La croix de Jésus ne sera-t-elle pas aussi élevée hors des murs de la ville ? Jésus monte vers Jérusalem mais c’est au-dehors de la ville, hors du camp, qu’on le conduira pour le crucifier, là où demeurent les lépreux. À la croix, Jésus rejoint tous les exclus, tous ceux qui sont mis de côté, tous ceux qu’on ne veut plus voir. Le salut passe par ce lieu de la croix, symboliquement placée hors du camp, hors de la ville. Ces lépreux coupés du reste des hommes sont en fait les plus proches du salut. Là où dans quelques jours on entendra vociférer : «Crucifie-le, crucifie-le», les lépreux supplient : «Jésus, Maître, eleison imas !» qu’on peut traduire : «Fais-nous grâce, fais-nous miséricorde.» Or, dans la Bible, une telle prière ne se dit qu’à Dieu. Dans leur misère, en voyant Jésus, les lépreux se reconnaissent comme rejoints par Dieu lui-même.
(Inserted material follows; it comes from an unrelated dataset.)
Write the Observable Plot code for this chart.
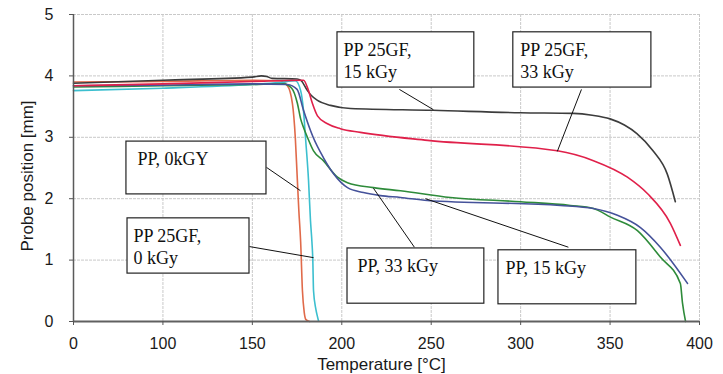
<!DOCTYPE html>
<html>
<head>
<meta charset="utf-8">
<script src="https://cdn.jsdelivr.net/npm/d3@7"></script>
<script src="https://cdn.jsdelivr.net/npm/@observablehq/plot@0.6"></script>
<style>
  html, body { margin: 0; padding: 0; background: #fff; }
  #chart { width: 723px; height: 374px; }
</style>
</head>
<body>
<div id="chart"></div>
<script>
// Tick positions (the reference axis labels the first gridline "0")
const xTicks = [50, 100, 150, 200, 250, 300, 350, 400];
const xTickLabels = ["0", "100", "150", "200", "250", "300", "350", "400"];
const yTicks = [0, 1, 2, 3, 4, 5];

// Series: [temperature, probe position]
const pp0 = [[50,3.90],[100,3.91],[150,3.93],[165,3.92],[169.6,3.84],[172.4,3.55],[174,3.0],[175,2.4],[176,1.8],[177,1.3],[178,0.5],[179,0.15],[180,0.03],[182,0]];
const pp25gf0 = [[50,3.76],[100,3.80],[150,3.86],[165,3.89],[174,3.92],[177,3.76],[178.6,3.43],[179.7,3.0],[181.4,2.3],[182.5,1.64],[183.3,1.3],[183.8,1.0],[184.2,0.5],[185.5,0.2],[186.4,0.08],[187,0.01]];
const pp33 = [[50,3.82],[100,3.84],[150,3.86],[167.4,3.87],[172,3.80],[175.2,3.55],[177,3.3],[178.6,3.16],[180.8,3.0],[184.2,2.78],[189.7,2.62],[197.6,2.35],[203.2,2.26],[217.7,2.18],[232.8,2.13],[260.7,2.02],[300,1.95],[327.8,1.89],[340.7,1.84],[350.2,1.70],[365.3,1.48],[378.1,1.05],[389.3,0.62],[390.5,0.3],[392.2,0]];
const pp15 = [[50,3.84],[100,3.85],[150,3.87],[169.6,3.86],[175,3.78],[178.6,3.44],[182.5,3.11],[184,3.0],[189.7,2.67],[195.3,2.41],[203.2,2.18],[212.1,2.10],[221.6,2.05],[232.8,2.02],[247.9,1.97],[322.2,1.89],[340.7,1.84],[354.1,1.73],[367,1.53],[378.1,1.21],[393.3,0.62]];
const pp25gf15 = [[50,3.88],[100,3.93],[150,3.98],[155,4.0],[158,3.99],[161,3.96],[175,3.95],[177,3.93],[180.8,3.76],[183,3.68],[186.4,3.60],[193.7,3.52],[204.9,3.47],[251,3.44],[300,3.40],[329.5,3.39],[340,3.36],[350,3.30],[358,3.20],[365,3.06],[374,2.78],[382,2.4],[386.5,1.95]];
const pp25gf33 = [[50,3.84],[100,3.87],[150,3.91],[178.6,3.93],[181.4,3.76],[183.6,3.55],[186.4,3.35],[192,3.22],[199.2,3.14],[210.4,3.08],[248,2.95],[320.5,2.78],[340.7,2.62],[359.7,2.35],[371,2.08],[383.7,1.6],[389.3,1.24]];

const seriesNames = ["PP, 0kGY", "PP 25GF, 0 kGy", "PP, 33 kGy", "PP, 15 kGy", "PP 25GF, 15 kGy", "PP 25GF, 33 kGy"];
const seriesData = [pp0, pp25gf0, pp33, pp15, pp25gf15, pp25gf33];
const seriesColors = ["#e06a4a", "#3cbfcf", "#2e8b3a", "#45529a", "#3c3c3c", "#e0204a"];

// Annotation labels (box corners and leader lines in data units)
const boxLabels = ["PP 25GF,\n15 kGy", "PP 25GF,\n33 kGy", "PP, 0kGY", "PP 25GF,\n0 kGy", "PP, 33 kGy", "PP, 15 kGy"];
const boxX1 = [197.6, 295.9, 79.6, 80.2, 203.2, 287.6];
const boxX2 = [274.1, 373.1, 157.9, 148.4, 279.7, 364.7];
const boxY1 = [3.81, 3.81, 2.07, 0.78, 0.29, 0.28];
const boxY2 = [4.71, 4.71, 2.93, 1.68, 1.19, 1.16];
const textX = [201.0, 299.8, 85.8, 83.5, 208.8, 291.5];
const leadX1 = [232.2, 334.0, 157.9, 148.4, 240.6, 326.7];
const leadY1 = [3.78, 3.78, 2.51, 1.22, 1.21, 1.21];
const leadX2 = [251.2, 320.5, 176.9, 184.2, 217.7, 246.8];
const leadY2 = [3.45, 2.77, 2.13, 1.04, 2.17, 2.00];

const rows = seriesData.flatMap((s, i) => s.map(([t, v]) => ({t, v, name: seriesNames[i]})));
const boxes = boxLabels.map((label, i) => ({label, x1: boxX1[i], x2: boxX2[i], y1: boxY1[i], y2: boxY2[i], tx: textX[i]}));
const leaders = leadX1.map((x1, i) => ({x1, y1: leadY1[i], x2: leadX2[i], y2: leadY2[i]}));

const chart = Plot.plot({
  width: 723,
  height: 374,
  marginLeft: 73,
  marginRight: 24,
  marginTop: 14,
  marginBottom: 53,
  style: {fontFamily: "Liberation Sans, Arial, sans-serif", fontSize: "16px", color: "#1a1a1a", background: "#fff"},
  x: {domain: [50, 400], label: null},
  y: {domain: [0, 5], label: null},
  color: {domain: seriesNames, range: seriesColors},
  marks: [
    Plot.gridX(xTicks, {stroke: "#c9c9c9", strokeOpacity: 1, strokeWidth: 1, strokeDasharray: "3,1"}),
    Plot.gridY([1, 2, 3, 4, 5], {stroke: "#c9c9c9", strokeOpacity: 1, strokeWidth: 1, strokeDasharray: "3,1"}),
    Plot.line(rows, {x: "t", y: "v", z: "name", stroke: "name", strokeWidth: 1.6, curve: "monotone-x"}),
    Plot.ruleX([50], {stroke: "#5a5a5a", strokeWidth: 1.5}),
    Plot.ruleY([0], {stroke: "#606060", strokeWidth: 2}),
    Plot.axisX(xTicks, {tickFormat: (d, i) => xTickLabels[i], tickSize: 4, tickPadding: 12, stroke: "#555", fontSize: 16}),
    Plot.axisY(yTicks, {tickFormat: d => String(d), tickSize: 4, tickPadding: 16, stroke: "#555", fontSize: 16}),
    Plot.link(leaders, {x1: "x1", y1: "y1", x2: "x2", y2: "y2", stroke: "#111", strokeWidth: 1}),
    Plot.rect(boxes, {x1: "x1", x2: "x2", y1: "y1", y2: "y2", fill: "#fff", stroke: "#222", strokeWidth: 1.2}),
    Plot.text(boxes, {x: "tx", y: "y2", text: "label", textAnchor: "start", lineAnchor: "top", dy: 8, lineHeight: 1.22, fontFamily: "Liberation Serif, Times New Roman, serif", fontSize: 18, fill: "#111"}),
    Plot.text(["Temperature [°C]"], {frameAnchor: "bottom", textAnchor: "middle", dx: -5, dy: 43, lineAnchor: "middle", fontSize: 17, fill: "#1a1a1a"}),
    Plot.text(["Probe position [mm]"], {frameAnchor: "left", textAnchor: "middle", rotate: -90, dx: -45.5, dy: 8, lineAnchor: "middle", fontSize: 17, fill: "#1a1a1a"})
  ]
});
document.getElementById("chart").appendChild(chart);
</script>
</body>
</html>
«Allez vous montrer aux prêtres», leur dit Jésus. Du dehors du camp, Jésus les pousse à entrer dans le camp, dans son centre symbolique qui est le Temple. Le Temple est le lieu où l’homme est ré-introduit dans la communion. Les lépreux sont invités à mettre fin à leur exil qui les coupait du Temple et de leurs frères. Et en chemin, ils sont guéris.

Et que se passe-t-il alors ? Un des dix lépreux, un Samaritain, revient sur ses pas. Son retour d’exil est un retour vers Jésus, un retour vers le seul prêtre qui soit, et vers son Corps qui est le vrai Temple. En même temps qu’il revient vers Jésus, il revient aussi vers lui-même, vers le Temple de son âme. La lèpre le maintenait en effet comme en exil de lui-même, en exil de son être profond. On ne voyait de lui qu’un impur, un homme à fuir. Jusqu’à maintenant, il ne faisait qu’exister. Désormais, il désire être en vérité ce qu’il est. Le retour vers son être, vers son identité véritable, se fait parallèlement à son retour vers Jésus. C’est cela la conversion. Seul Jésus nous conduit à la vérité de nous-mêmes. Il est le chemin, la vérité et la vie (Jn 14,6).
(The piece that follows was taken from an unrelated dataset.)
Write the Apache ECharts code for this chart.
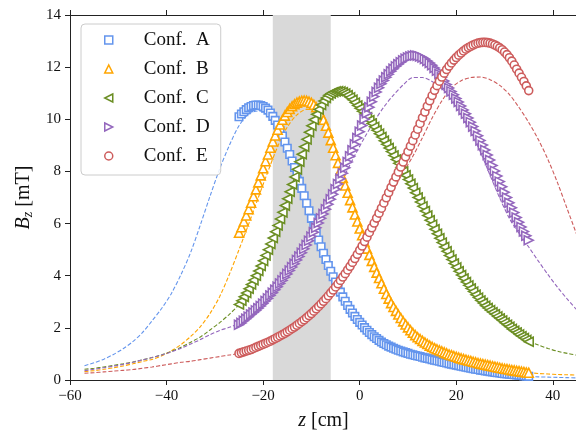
<!DOCTYPE html>
<html>
<head>
<meta charset="utf-8">
<script src="https://cdn.jsdelivr.net/npm/echarts@6/dist/echarts.min.js"></script>
<style>
html,body{margin:0;padding:0;background:#fff;}
#chart{width:576px;height:434px;}
</style>
</head>
<body>
<div id="chart"></div>
<script>
// ---------- data ----------
const seriesNames = ['Conf.  A', 'Conf.  B', 'Conf.  C', 'Conf.  D', 'Conf.  E'];
const xTicks = [-60, -40, -20, 0, 20, 40];
const yTicks = [0, 2, 4, 6, 8, 10, 12, 14];
const bandRange = [-18, -6];

const zMeas = [
-25,-24.5,-24,-23.5,-23,-22.5,-22,-21.5,-21,-20.5,
-20,-19.5,-19,-18.5,-18,-17.5,-17,-16.5,-16,-15.5,
-15,-14.5,-14,-13.5,-13,-12.5,-12,-11.5,-11,-10.5,
-10,-9.5,-9,-8.5,-8,-7.5,-7,-6.5,-6,-5.5,
-5,-4.5,-4,-3.5,-3,-2.5,-2,-1.5,-1,-0.5,
0,0.5,1,1.5,2,2.5,3,3.5,4,4.5,
5,5.5,6,6.5,7,7.5,8,8.5,9,9.5,
10,10.5,11,11.5,12,12.5,13,13.5,14,14.5,
15,15.5,16,16.5,17,17.5,18,18.5,19,19.5,
20,20.5,21,21.5,22,22.5,23,23.5,24,24.5,
25,25.5,26,26.5,27,27.5,28,28.5,29,29.5,
30,30.5,31,31.5,32,32.5,33,33.5,34,34.5,
35];

const measA = [
10.10,10.20,10.29,10.37,10.44,10.49,10.53,10.55,10.55,10.53,
10.49,10.43,10.35,10.24,10.11,9.96,9.78,9.58,9.36,9.13,
8.89,8.65,8.40,8.15,7.89,7.62,7.35,7.07,6.78,6.49,
6.20,5.92,5.64,5.37,5.11,4.86,4.62,4.39,4.17,3.96,
3.76,3.56,3.37,3.19,3.02,2.86,2.71,2.57,2.44,2.32,
2.21,2.11,2.01,1.91,1.82,1.74,1.66,1.59,1.52,1.46,
1.40,1.35,1.30,1.26,1.22,1.18,1.14,1.11,1.08,1.05,
1.02,0.99,0.97,0.94,0.92,0.90,0.87,0.85,0.83,0.81,
0.78,0.76,0.74,0.72,0.69,0.67,0.65,0.63,0.61,0.59,
0.57,0.55,0.53,0.51,0.49,0.47,0.45,0.43,0.41,0.40,
0.38,0.37,0.35,0.34,0.32,0.31,0.29,0.28,0.27,0.25,
0.24,0.23,0.22,0.21,0.20,0.19,0.18,0.17,0.16,0.15,
0.14];

const measB = [
5.65,5.86,6.08,6.31,6.55,6.80,7.05,7.31,7.58,7.85,
8.12,8.39,8.65,8.91,9.15,9.38,9.60,9.80,9.98,10.14,
10.28,10.40,10.50,10.58,10.64,10.68,10.71,10.72,10.71,10.68,
10.63,10.56,10.46,10.33,10.17,9.98,9.75,9.49,9.20,8.91,
8.62,8.33,8.04,7.75,7.46,7.18,6.90,6.62,6.35,6.08,
5.81,5.55,5.29,5.04,4.80,4.57,4.34,4.12,3.91,3.71,
3.50,3.30,3.12,2.95,2.80,2.65,2.51,2.38,2.25,2.13,
2.02,1.91,1.81,1.72,1.64,1.57,1.50,1.44,1.38,1.32,
1.27,1.22,1.18,1.14,1.10,1.06,1.02,0.98,0.95,0.92,
0.89,0.86,0.83,0.80,0.78,0.75,0.73,0.70,0.68,0.65,
0.63,0.61,0.59,0.57,0.55,0.53,0.51,0.49,0.47,0.45,
0.43,0.42,0.40,0.38,0.37,0.35,0.34,0.32,0.31,0.29,
0.28];

const measC = [
2.90,3.04,3.19,3.34,3.50,3.66,3.83,4.00,4.18,4.37,
4.57,4.78,5.00,5.22,5.45,5.69,5.93,6.18,6.43,6.69,
6.95,7.22,7.50,7.79,8.08,8.37,8.66,8.95,9.23,9.50,
9.75,9.98,10.19,10.38,10.55,10.70,10.82,10.92,10.99,11.04,
11.07,11.08,11.07,11.04,10.99,10.92,10.84,10.75,10.64,10.53,
10.42,10.31,10.20,10.08,9.96,9.84,9.71,9.58,9.45,9.32,
9.18,9.04,8.90,8.76,8.61,8.46,8.31,8.16,8.00,7.85,
7.69,7.53,7.36,7.18,7.00,6.83,6.66,6.48,6.31,6.13,
5.96,5.78,5.61,5.44,5.27,5.10,4.94,4.78,4.62,4.47,
4.32,4.17,4.03,3.89,3.76,3.63,3.51,3.39,3.27,3.16,
3.05,2.95,2.85,2.76,2.68,2.60,2.52,2.44,2.36,2.28,
2.20,2.12,2.04,1.96,1.89,1.82,1.75,1.68,1.61,1.54,
1.47];

const measD = [
2.12,2.19,2.27,2.35,2.43,2.51,2.59,2.67,2.75,2.84,
2.93,3.03,3.13,3.24,3.35,3.46,3.58,3.70,3.82,3.94,
4.07,4.20,4.33,4.46,4.60,4.74,4.88,5.03,5.18,5.34,
5.50,5.67,5.84,6.02,6.20,6.37,6.55,6.74,6.93,7.12,
7.32,7.52,7.72,7.93,8.14,8.36,8.58,8.81,9.04,9.28,
9.52,9.76,10.00,10.23,10.46,10.67,10.87,11.05,11.21,11.36,
11.49,11.61,11.73,11.84,11.94,12.03,12.11,12.19,12.26,12.32,
12.37,12.41,12.44,12.45,12.44,12.41,12.37,12.31,12.24,12.16,
12.07,11.97,11.86,11.74,11.61,11.47,11.33,11.20,11.07,10.94,
10.80,10.66,10.51,10.36,10.21,10.05,9.89,9.72,9.55,9.37,
9.19,9.01,8.82,8.63,8.44,8.23,8.02,7.82,7.61,7.41,
7.20,7.00,6.80,6.61,6.42,6.23,6.05,5.87,5.70,5.53,
5.36];

const measE = [
1.02,1.05,1.08,1.11,1.14,1.17,1.21,1.25,1.29,1.33,
1.37,1.41,1.45,1.49,1.54,1.59,1.64,1.69,1.74,1.79,
1.85,1.91,1.97,2.03,2.10,2.17,2.24,2.31,2.39,2.47,
2.55,2.64,2.73,2.82,2.92,3.02,3.12,3.23,3.34,3.45,
3.57,3.69,3.82,3.95,4.08,4.22,4.36,4.51,4.66,4.82,
4.98,5.14,5.31,5.48,5.66,5.84,6.02,6.21,6.40,6.59,
6.79,6.99,7.19,7.39,7.59,7.79,7.98,8.17,8.36,8.56,
8.76,8.97,9.18,9.40,9.62,9.84,10.06,10.28,10.50,10.71,
10.91,11.11,11.29,11.46,11.62,11.77,11.91,12.04,12.16,12.27,
12.37,12.46,12.54,12.62,12.69,12.75,12.80,12.85,12.89,12.92,
12.94,12.95,12.95,12.94,12.92,12.89,12.85,12.80,12.74,12.67,
12.58,12.48,12.36,12.23,12.08,11.92,11.77,11.61,11.45,11.28,
11.10];

const zSim = [
-57,-55,-53,-51,-49,-47,-45,-43,-41,-39,
-37,-35,-33,-31,-29,-27,-25,-23,-21,-19,
-17,-15,-13,-11,-9,-7,-5,-3,-1,1,
3,5,7,9,11,13,15,17,19,21,
23,25,27,29,31,33,35,37,39,41,
43,45];

const simA = [
0.55,0.66,0.80,0.98,1.20,1.47,1.82,2.27,2.75,3.32,
4.05,4.90,5.95,7.05,8.10,9.00,9.75,10.20,10.32,10.18,
9.70,8.85,7.85,6.75,5.65,4.62,3.74,3.02,2.44,2.00,
1.66,1.40,1.20,1.06,0.95,0.86,0.77,0.68,0.60,0.52,
0.44,0.37,0.31,0.26,0.21,0.17,0.14,0.12,0.11,0.10,
0.09,0.08];

const simB = [
0.32,0.36,0.41,0.47,0.54,0.62,0.71,0.79,0.93,1.12,
1.36,1.67,2.05,2.55,3.20,4.05,5.00,5.98,7.00,8.00,
8.95,9.70,10.17,10.38,10.30,9.75,8.70,7.52,6.40,5.33,
4.38,3.55,2.88,2.34,1.90,1.55,1.28,1.07,0.90,0.76,
0.65,0.56,0.48,0.42,0.37,0.32,0.28,0.25,0.23,0.21,
0.20,0.19];

const simC = [
0.41,0.45,0.50,0.56,0.62,0.69,0.77,0.86,0.97,1.10,
1.26,1.45,1.65,1.92,2.20,2.52,2.90,3.48,4.15,4.98,
5.93,6.95,8.06,9.18,10.10,10.72,10.97,10.90,10.60,10.17,
9.68,9.15,8.60,8.01,7.38,6.70,6.02,5.35,4.72,4.14,
3.62,3.15,2.75,2.40,2.08,1.78,1.50,1.34,1.21,1.10,
1.02,0.95];

const simD = [
0.36,0.41,0.47,0.53,0.60,0.68,0.77,0.86,0.96,1.08,
1.22,1.38,1.55,1.74,1.90,2.02,2.18,2.42,2.74,3.10,
3.55,4.04,4.57,5.14,5.76,6.45,7.17,7.90,8.62,9.30,
9.92,10.47,10.93,11.32,11.60,11.60,11.45,11.18,10.75,10.18,
9.50,8.74,7.85,6.98,6.20,5.62,5.10,4.56,4.04,3.55,
3.10,2.68];

const simE = [
0.26,0.28,0.31,0.34,0.37,0.40,0.45,0.50,0.56,0.62,
0.68,0.72,0.78,0.84,0.90,0.96,1.02,1.14,1.29,1.45,
1.64,1.85,2.10,2.39,2.73,3.12,3.57,4.08,4.66,5.31,
6.00,6.68,7.33,7.95,8.58,9.30,10.05,10.70,11.20,11.48,
11.60,11.62,11.52,11.30,10.95,10.45,9.88,9.22,8.45,7.55,
6.55,5.55];

// ---------- styling ----------
const colors = ['#6495ED', '#FFA500', '#6B8E23', '#9467BD', '#CD5C5C'];
const symbols = ['rect', 'triangle', 'path://M10,0 L0,5 L10,10 Z', 'path://M0,0 L10,5 L0,10 Z', 'circle'];
const symbolSizes = [7.5, 9, 9, 9, 8];
const FONT = "'Liberation Serif','Times New Roman',serif";

const measSets = [measA, measB, measC, measD, measE];
const simSets = [simA, simB, simC, simD, simE];

function pair(xs, ys) { return xs.map((x, i) => [x, ys[i]]); }
function fmtMinus(v) { return String(v).replace('-', '\u2212'); }

const series = [];
series.push({
  type: 'line', data: [], z: 1, silent: true,
  markArea: {
    silent: true,
    itemStyle: { color: '#d9d9d9' },
    data: [[{ xAxis: bandRange[0] }, { xAxis: bandRange[1] }]]
  }
});
simSets.forEach((s, i) => {
  series.push({
    type: 'line', name: 'sim' + i, data: pair(zSim, s), z: 2,
    smooth: 0.3, showSymbol: false, symbol: 'none', silent: true,
    lineStyle: { color: colors[i], width: 1.1, type: [4, 2] }
  });
});
measSets.forEach((m, i) => {
  series.push({
    type: 'scatter', name: seriesNames[i], data: pair(zMeas, m), z: 3 + i,
    symbol: symbols[i], symbolSize: symbolSizes[i],
    itemStyle: { color: '#ffffff', borderColor: colors[i], borderWidth: 1.6, opacity: 1 },
    silent: true
  });
});

const chart = echarts.init(document.getElementById('chart'), null, { renderer: 'canvas' });
chart.setOption({
  animation: false,
  backgroundColor: '#ffffff',
  grid: { left: 70, top: 15, width: 507, height: 365, containLabel: false, outerBoundsMode: 'none' },
  legend: {
    orient: 'vertical', left: 81, top: 24,
    padding: [6, 11, 9, 23],
    itemWidth: 8, itemHeight: 8, itemGap: 9,
    backgroundColor: 'rgba(255,255,255,0.85)',
    borderColor: '#cccccc', borderWidth: 1, borderRadius: 4,
    data: seriesNames.map((n, i) => ({
      name: n, icon: symbols[i],
      itemStyle: { color: '#ffffff', borderColor: colors[i], borderWidth: 1.5 }
    })),
    textStyle: { fontFamily: FONT, fontSize: 19, color: '#111', lineHeight: 20, padding: [0, 0, 0, 26] }
  },
  xAxis: [{
    type: 'value', min: -60, max: 45, interval: 20, position: 'bottom',
    axisLine: { show: true, onZero: false, lineStyle: { color: '#222', width: 1 } },
    axisTick: { show: true, inside: false, length: 5, lineStyle: { color: '#222', width: 1 } },
    axisLabel: {
      show: true, margin: 9, fontFamily: FONT, fontSize: 15, color: '#111',
      formatter: v => xTicks.indexOf(v) >= 0 ? fmtMinus(v) : ''
    },
    splitLine: { show: false },
    name: '{i|z} {n|[cm]}', nameLocation: 'middle', nameGap: 31,
    nameTextStyle: {
      fontFamily: FONT, fontSize: 20, color: '#111',
      rich: {
        i: { fontFamily: FONT, fontSize: 20, fontStyle: 'italic', color: '#111' },
        n: { fontFamily: FONT, fontSize: 20, color: '#111' }
      }
    }
  }, {
    type: 'value', min: -60, max: 45, interval: 20, position: 'top',
    axisLine: { show: true, onZero: false, lineStyle: { color: '#222', width: 1 } },
    axisTick: { show: true, inside: false, length: 5, lineStyle: { color: '#222', width: 1 } },
    axisLabel: { show: false }, splitLine: { show: false }
  }],
  yAxis: [{
    type: 'value', min: 0, max: 14, interval: 2,
    axisLine: { show: true, onZero: false, lineStyle: { color: '#222', width: 1 } },
    axisTick: { show: true, inside: false, length: 5, lineStyle: { color: '#222', width: 1 } },
    axisLabel: {
      show: true, margin: 9, fontFamily: FONT, fontSize: 15, color: '#111',
      formatter: v => yTicks.indexOf(v) >= 0 ? String(v) : ''
    },
    splitLine: { show: false },
    name: '{i|B}{s|z} {n|[mT]}', nameLocation: 'middle', nameGap: 27,
    nameTextStyle: {
      fontFamily: FONT, fontSize: 20, color: '#111',
      rich: {
        i: { fontFamily: FONT, fontSize: 20, fontStyle: 'italic', color: '#111' },
        s: { fontFamily: FONT, fontSize: 14, fontStyle: 'italic', color: '#111', padding: [9, 0, 0, 0] },
        n: { fontFamily: FONT, fontSize: 20, color: '#111' }
      }
    }
  }],
  series: series
});
</script>
</body>
</html>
Regardez, frères et sœurs, le chemin de cet homme : il était crucifié par sa chair lépreuse et exclu. De la croix, il va au Temple, puis vers le Temple véritable : Jésus, le Fils de Dieu. Guéri, il est ensuite relevé, sauvé et il rend grâce, littéralement en grec, il fait eucharistie. La croix, le Temple, l’eucharistie.

Regardons maintenant le chemin de Jésus. Il monte au Temple de Jérusalem mais il en sera exclu par le grand prêtre. Il sera jeté hors de la ville ; hors du camp il sera cloué sur la croix prenant sur lui la lèpre de notre péché. Et il livrera son corps sur la croix pour le salut du monde. Le Temple, la croix, l’offrande dans l’eucharistie.

Les routes de ce Samaritain et de Jésus se sont croisées. Une rencontre qui a été échange de vie. L’un s’est déchargé de sa croix sur l’autre. L’un a donné sa vie pour l’autre. Le lépreux s’ouvre à la vie. Jésus consent à la mort. Le lépreux découvre la communion avec ses frères. Jésus meurt abandonné de tous. Le lépreux a saisi que Jésus ne lui avait pas fait un don mais LE don premier, source de tous les autres : le don de lui-même. La croisée de ces deux routes, de ces deux destinées, a son sommet dans l’action de grâce, dans l’eucharistie. C’est là dans l’eucharistie que le lépreux, de retour d’exil, trouve le salut.

Et nous, frères et sœurs, en cette eucharistie que nous célébrons, nous laissons notre chemin de vie croiser la route de Jésus vers son Père. Nous venons avec nos croix, nos infirmités, notre lèpre que nous déposons sur les épaules du Christ et lui, nous offre sa vie, son salut. Jésus actualise le don de sa vie sur la croix et nous, nous passons avec lui de la mort à la vie.

Aujourd’hui, le salut entre dans la maison de mon âme. Aujourd’hui prend fin l’exil de mon être. Je n’existe plus, je suis. Et plus je suis, plus Dieu est en moi.

Frères et sœurs, sachons rendre gloire à notre Dieu en tous temps. Soyons dans la reconnaissance pour Jésus, notre unique Sauveur. Faisons de notre vie une action de grâce, une eucharistie à la louange de sa gloire.